#### [GOAL OF THE EXERCISE]
Repeat each record exactly as written, and drop any images.
— START SUPPLIED DATA —
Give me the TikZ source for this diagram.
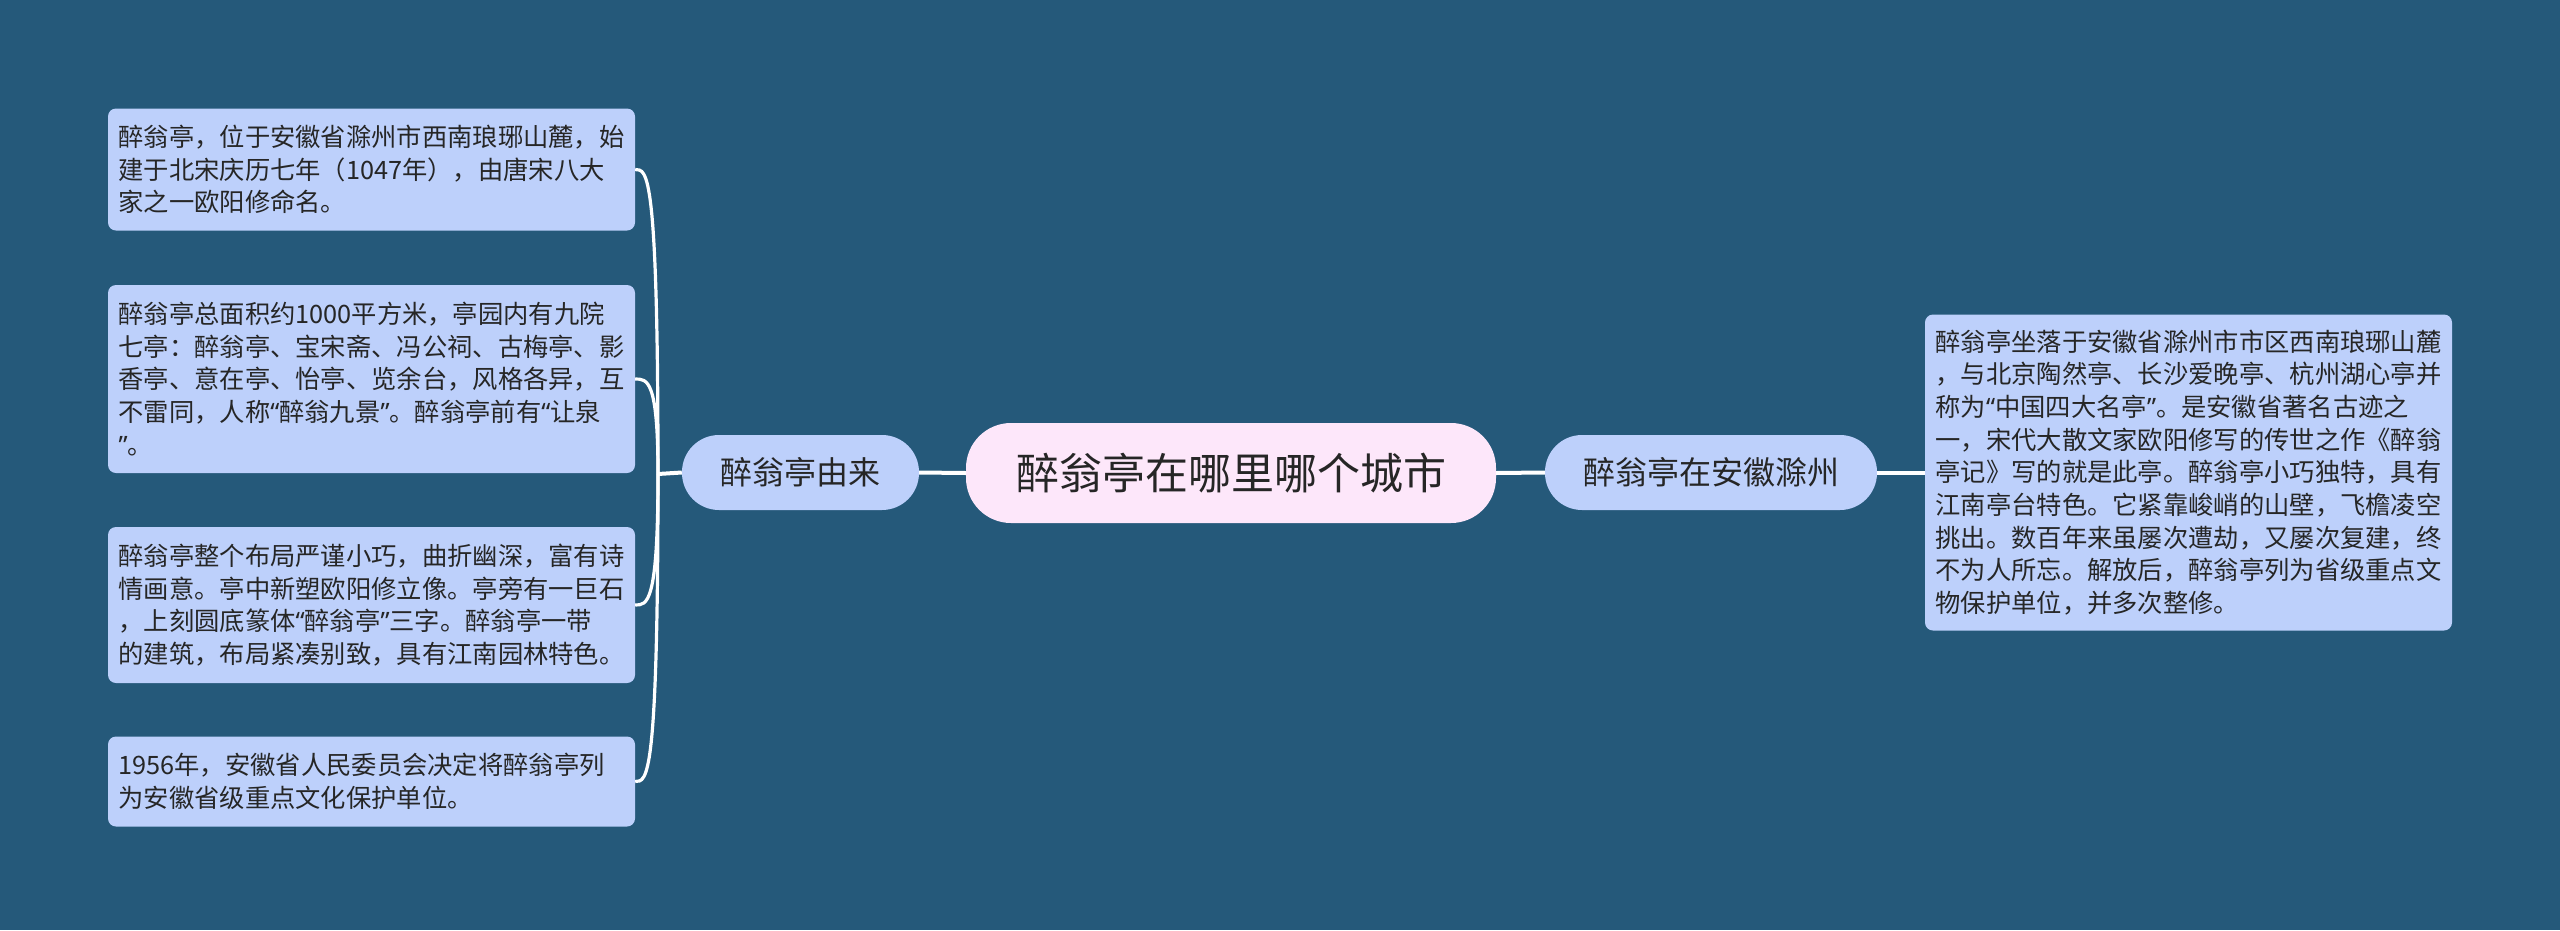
\documentclass[tikz,border=0pt]{standalone}
\usepackage{fontspec}
\setmainfont{Noto Sans CJK SC}
\newfontfamily\quotefont{Noto Sans}
\newcommand{\qopen}{{\quotefont “}}
\newcommand{\qclose}{{\quotefont ”}}
\definecolor{bg}{RGB}{37,89,122}
\definecolor{leaffill}{RGB}{189,208,251}
\definecolor{rootfill}{RGB}{253,231,250}
\definecolor{txt}{RGB}{38,38,38}
\begin{document}
\begin{tikzpicture}[x=1pt,y=-1pt,
  leafbox/.style={fill=leaffill, rounded corners=8pt, text width=506pt, align=left,
    inner xsep=10.5pt, inner ysep=0pt, text=txt, font=\fontsize{25.3}{32.7}\selectfont},
  childbox/.style={fill=leaffill, rounded corners=37pt, inner sep=0pt, minimum height=75pt,
    text=txt, font=\fontsize{32}{38}\selectfont},
  rootbox/.style={fill=rootfill, rounded corners=45pt, inner sep=0pt, minimum height=100pt,
    minimum width=530pt, text=txt, font=\fontsize{43}{50}\selectfont},
  conn/.style={draw=white, line width=4pt},
  leafconn/.style={draw=white, line width=3.2pt}]
\fill[bg] (0,0) rectangle (2560,930);
\useasboundingbox (0,0) rectangle (2560,930);

\node[rootbox] (root) at (1231,473) {醉翁亭在哪里哪个城市};
\node[childbox, minimum width=237pt] (lc) at (800.5,472.5) {醉翁亭由来};
\node[childbox, minimum width=332pt] (rc) at (1711,472.5) {醉翁亭在安徽滁州};

\node[leafbox, minimum height=122pt] (l1) at (371.5,169.5) {醉翁亭，位于安徽省滁州市西南琅琊山麓，始\\
建于北宋庆历七年（1047年），由唐宋八大\\
家之一欧阳修命名。};
\node[leafbox, minimum height=188pt] (l2) at (371.5,379) {醉翁亭总面积约1000平方米，亭园内有九院\\
七亭：醉翁亭、宝宋斋、冯公祠、古梅亭、影\\
香亭、意在亭、怡亭、览余台，风格各异，互\\
不雷同，人称\qopen 醉翁九景\qclose 。醉翁亭前有\qopen 让泉\\
\qclose 。};
\node[leafbox, minimum height=156pt] (l3) at (371.5,605) {醉翁亭整个布局严谨小巧，曲折幽深，富有诗\\
情画意。亭中新塑欧阳修立像。亭旁有一巨石\\
，上刻圆底篆体\qopen 醉翁亭\qclose 三字。醉翁亭一带\\
的建筑，布局紧凑别致，具有江南园林特色。};
\node[leafbox, minimum height=90pt] (l4) at (371.5,781.5) {1956年，安徽省人民委员会决定将醉翁亭列\\
为安徽省级重点文化保护单位。};

\node[leafbox, minimum height=316pt] (rl) at (2188.5,472.5) {醉翁亭坐落于安徽省滁州市市区西南琅琊山麓\\
，与北京陶然亭、长沙爱晚亭、杭州湖心亭并\\
称为\qopen 中国四大名亭\qclose 。是安徽省著名古迹之\\
一，宋代大散文家欧阳修写的传世之作《醉翁\\
亭记》写的就是此亭。醉翁亭小巧独特，具有\\
江南亭台特色。它紧靠峻峭的山壁，飞檐凌空\\
挑出。数百年来虽屡次遭劫，又屡次复建，终\\
不为人所忘。解放后，醉翁亭列为省级重点文\\
物保护单位，并多次整修。};

\draw[conn] (root.west) -- (lc.east);
\draw[conn] (root.east) -- (rc.west);
\draw[conn] (rc.east) -- (rl.west);

\coordinate (j) at (658,474);
\draw[conn] (lc.west) -- (j);
\foreach \n in {l1,l2,l3,l4}{
  \draw[leafconn] (j) .. controls (j |- \n.east) and ([xshift=12pt]\n.east) .. (\n.east);
}
\end{tikzpicture}
\end{document}
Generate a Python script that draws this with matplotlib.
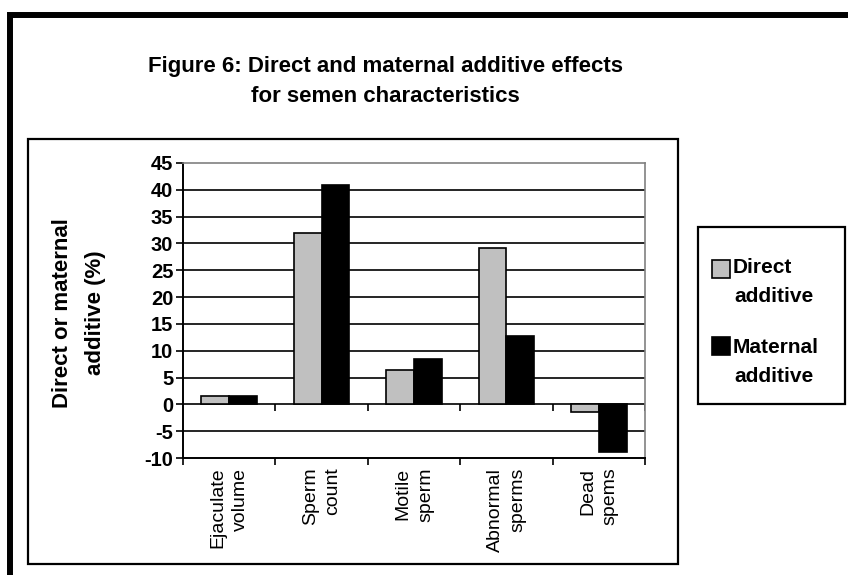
— END SUPPLIED DATA —
#### [REPLY TO THE EXERCISE]
Give me the TikZ source for this diagram.
\documentclass[tikz,border=0pt]{standalone}
\usepackage{fontspec}
\setmainfont{Noto Sans CJK SC}
\newfontfamily\quotefont{Noto Sans}
\newcommand{\qopen}{{\quotefont “}}
\newcommand{\qclose}{{\quotefont ”}}
\definecolor{bg}{RGB}{37,89,122}
\definecolor{leaffill}{RGB}{189,208,251}
\definecolor{rootfill}{RGB}{253,231,250}
\definecolor{txt}{RGB}{38,38,38}
\begin{document}
\begin{tikzpicture}[x=1pt,y=-1pt,
  leafbox/.style={fill=leaffill, rounded corners=8pt, text width=506pt, align=left,
    inner xsep=10.5pt, inner ysep=0pt, text=txt, font=\fontsize{25.3}{32.7}\selectfont},
  childbox/.style={fill=leaffill, rounded corners=37pt, inner sep=0pt, minimum height=75pt,
    text=txt, font=\fontsize{32}{38}\selectfont},
  rootbox/.style={fill=rootfill, rounded corners=45pt, inner sep=0pt, minimum height=100pt,
    minimum width=530pt, text=txt, font=\fontsize{43}{50}\selectfont},
  conn/.style={draw=white, line width=4pt},
  leafconn/.style={draw=white, line width=3.2pt}]
\fill[bg] (0,0) rectangle (2560,930);
\useasboundingbox (0,0) rectangle (2560,930);

\node[rootbox] (root) at (1231,473) {醉翁亭在哪里哪个城市};
\node[childbox, minimum width=237pt] (lc) at (800.5,472.5) {醉翁亭由来};
\node[childbox, minimum width=332pt] (rc) at (1711,472.5) {醉翁亭在安徽滁州};

\node[leafbox, minimum height=122pt] (l1) at (371.5,169.5) {醉翁亭，位于安徽省滁州市西南琅琊山麓，始\\
建于北宋庆历七年（1047年），由唐宋八大\\
家之一欧阳修命名。};
\node[leafbox, minimum height=188pt] (l2) at (371.5,379) {醉翁亭总面积约1000平方米，亭园内有九院\\
七亭：醉翁亭、宝宋斋、冯公祠、古梅亭、影\\
香亭、意在亭、怡亭、览余台，风格各异，互\\
不雷同，人称\qopen 醉翁九景\qclose 。醉翁亭前有\qopen 让泉\\
\qclose 。};
\node[leafbox, minimum height=156pt] (l3) at (371.5,605) {醉翁亭整个布局严谨小巧，曲折幽深，富有诗\\
情画意。亭中新塑欧阳修立像。亭旁有一巨石\\
，上刻圆底篆体\qopen 醉翁亭\qclose 三字。醉翁亭一带\\
的建筑，布局紧凑别致，具有江南园林特色。};
\node[leafbox, minimum height=90pt] (l4) at (371.5,781.5) {1956年，安徽省人民委员会决定将醉翁亭列\\
为安徽省级重点文化保护单位。};

\node[leafbox, minimum height=316pt] (rl) at (2188.5,472.5) {醉翁亭坐落于安徽省滁州市市区西南琅琊山麓\\
，与北京陶然亭、长沙爱晚亭、杭州湖心亭并\\
称为\qopen 中国四大名亭\qclose 。是安徽省著名古迹之\\
一，宋代大散文家欧阳修写的传世之作《醉翁\\
亭记》写的就是此亭。醉翁亭小巧独特，具有\\
江南亭台特色。它紧靠峻峭的山壁，飞檐凌空\\
挑出。数百年来虽屡次遭劫，又屡次复建，终\\
不为人所忘。解放后，醉翁亭列为省级重点文\\
物保护单位，并多次整修。};

\draw[conn] (root.west) -- (lc.east);
\draw[conn] (root.east) -- (rc.west);
\draw[conn] (rc.east) -- (rl.west);

\coordinate (j) at (658,474);
\draw[conn] (lc.west) -- (j);
\foreach \n in {l1,l2,l3,l4}{
  \draw[leafconn] (j) .. controls (j |- \n.east) and ([xshift=12pt]\n.east) .. (\n.east);
}
\end{tikzpicture}
\end{document}
Generate a Python script that draws this with matplotlib.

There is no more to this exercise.